I think this is where AI theming actually makes sense. Not random generative UIs, but thin, constrained layers that let people nudge a stable system into shapes that fit how they work.

What this buys me as a developer

After a few months using this pattern across client work and my own projects, a few benefits stand out.

  • Way faster iteration. I can generate three or four plausible themes in a morning, test them on real content, and keep the one that does not destroy my eyes.
  • Less design debt. Because the interface to the system is stable, I can refactor values aggressively without touching components.
  • Safer experiments. Seasonal themes, A/B tests, per-tenant branding. All just different sets of tokens, not forks of the CSS.

The cost is a bit of upfront work. You need a token vocabulary that is actually semantic. “primary-500” and “primary-600” do not tell you anything. “bg-elevated” and “text-muted” do.

Once that is in place, AI becomes a decent assistant. Not a designer, but a very fast colorist who follows rules and never complains about trying 40 variations of “late night baseball under light rain”.

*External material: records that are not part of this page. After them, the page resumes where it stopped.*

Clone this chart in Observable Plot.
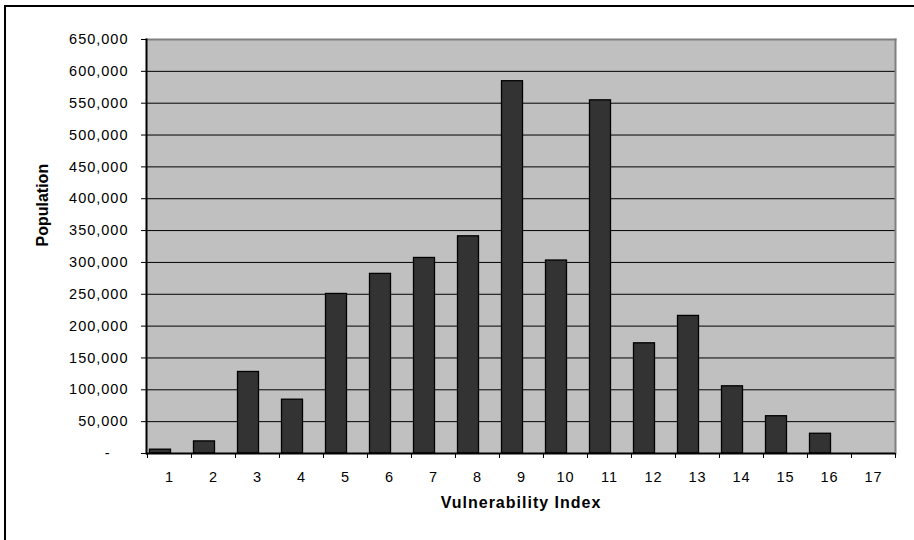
<!DOCTYPE html>
<html><head><meta charset="utf-8">
<script src="https://cdn.jsdelivr.net/npm/d3@7"></script>
<script src="https://cdn.jsdelivr.net/npm/@observablehq/plot@0.6"></script>
<style>
html,body{margin:0;padding:0;background:#fff;}
#wrap{position:relative;width:914px;height:540px;overflow:hidden;}
#wrap svg{display:block;}
#border{position:absolute;left:4px;top:5px;right:-10px;bottom:-10px;border-top:2px solid #000;border-left:2px solid #000;pointer-events:none;}
</style></head><body><div id="wrap"><div id="border"></div></div>
<script>
const indices = ["1","2","3","4","5","6","7","8","9","10","11","12","13","14","15","16","17"];
const population = [6000, 19000, 128000, 84500, 250500, 282000, 307000, 341000, 584500, 303000, 554500, 173000, 216000, 105500, 58500, 31000, 0];
const yTicks = [0, 50000, 100000, 150000, 200000, 250000, 300000, 350000, 400000, 450000, 500000, 550000, 600000, 650000];
const xTitle = "Vulnerability Index";
const yTitle = "Population";

const data = indices.map((k, i) => ({index: k, pop: population[i]}));
const W = 914, H = 540, mL = 146, mR = 19, mT = 39, mB = 87;
const band = (W - mL - mR) / indices.length;
const fmt = d3.format(",");

const chart = Plot.plot({
  width: W, height: H, marginLeft: mL, marginRight: mR, marginTop: mT, marginBottom: mB,
  style: {fontFamily: "Arial, 'Liberation Sans', sans-serif", fontSize: "14.5px", color: "#000", background: "transparent", letterSpacing: "1px"},
  x: {type: "band", domain: indices, padding: 0, label: null, axis: null},
  y: {domain: [0, 650000], label: null, axis: null},
  marks: [
    Plot.frame({fill: "#c0c0c0", stroke: null}),
    Plot.ruleY(yTicks.filter(d => d > 0 && d < 650000), {stroke: "#000", strokeWidth: 1}),
    Plot.frame({anchor: "top", stroke: "#808080", strokeWidth: 2}),
    Plot.frame({anchor: "right", stroke: "#808080", strokeWidth: 2}),
    Plot.barY(data, {x: "index", y: "pop", fill: "#333333", stroke: "#000", strokeWidth: 1.3, insetLeft: 2.5, insetRight: 20.5}),
    Plot.frame({anchor: "left", stroke: "#000", strokeWidth: 2}),
    Plot.ruleY([0], {stroke: "#000", strokeWidth: 2}),
    Plot.axisY({ticks: yTicks.filter(d => d > 0), tickFormat: fmt, tickSize: 5, tickPadding: 13, stroke: "#000"}),
    Plot.axisY({ticks: [0], tickFormat: () => "-", tickSize: 5, tickPadding: 31, stroke: "#000"}),
    Plot.axisX({tickSize: 0, tickPadding: 18}),
    Plot.axisX({tickFormat: () => "", tickSize: 5, dx: -band / 2, stroke: "#000"}),
    Plot.axisX({ticks: [indices[indices.length - 1]], tickFormat: () => "", tickSize: 5, dx: band / 2, stroke: "#000"}),
    Plot.text([yTitle], {frameAnchor: "left", dx: -104, rotate: -90, fontWeight: "bold", fontSize: 16}),
    Plot.text([xTitle], {frameAnchor: "bottom", dy: 54.5, fontWeight: "bold", fontSize: 16})
  ]
});
d3.select(chart).selectAll("text").filter(function() { return this.textContent === yTitle; }).style("letter-spacing", "0px");
document.getElementById("wrap").insertBefore(chart, document.getElementById("border"));
</script>
</body></html>
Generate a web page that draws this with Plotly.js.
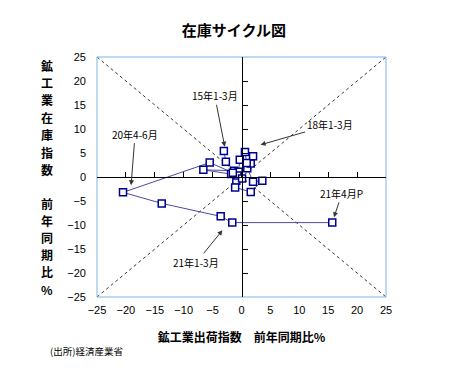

If you build something like this

If you try this approach, start tiny.

  • Pick 10 to 15 semantic tokens that describe your current theme
  • Refactor your CSS to use only those tokens
  • Write a strict prompt that outputs JSON with values for exactly that list
  • Add a boring build step that compiles JSON to a .theme-x class

From there, you can layer on adaptive behaviour, user prompts, or brand constraints without rewriting your components every time a model has a new opinion about blue.

CSS variables give you the stable contract. AI just negotiates the values. That separation is the whole trick.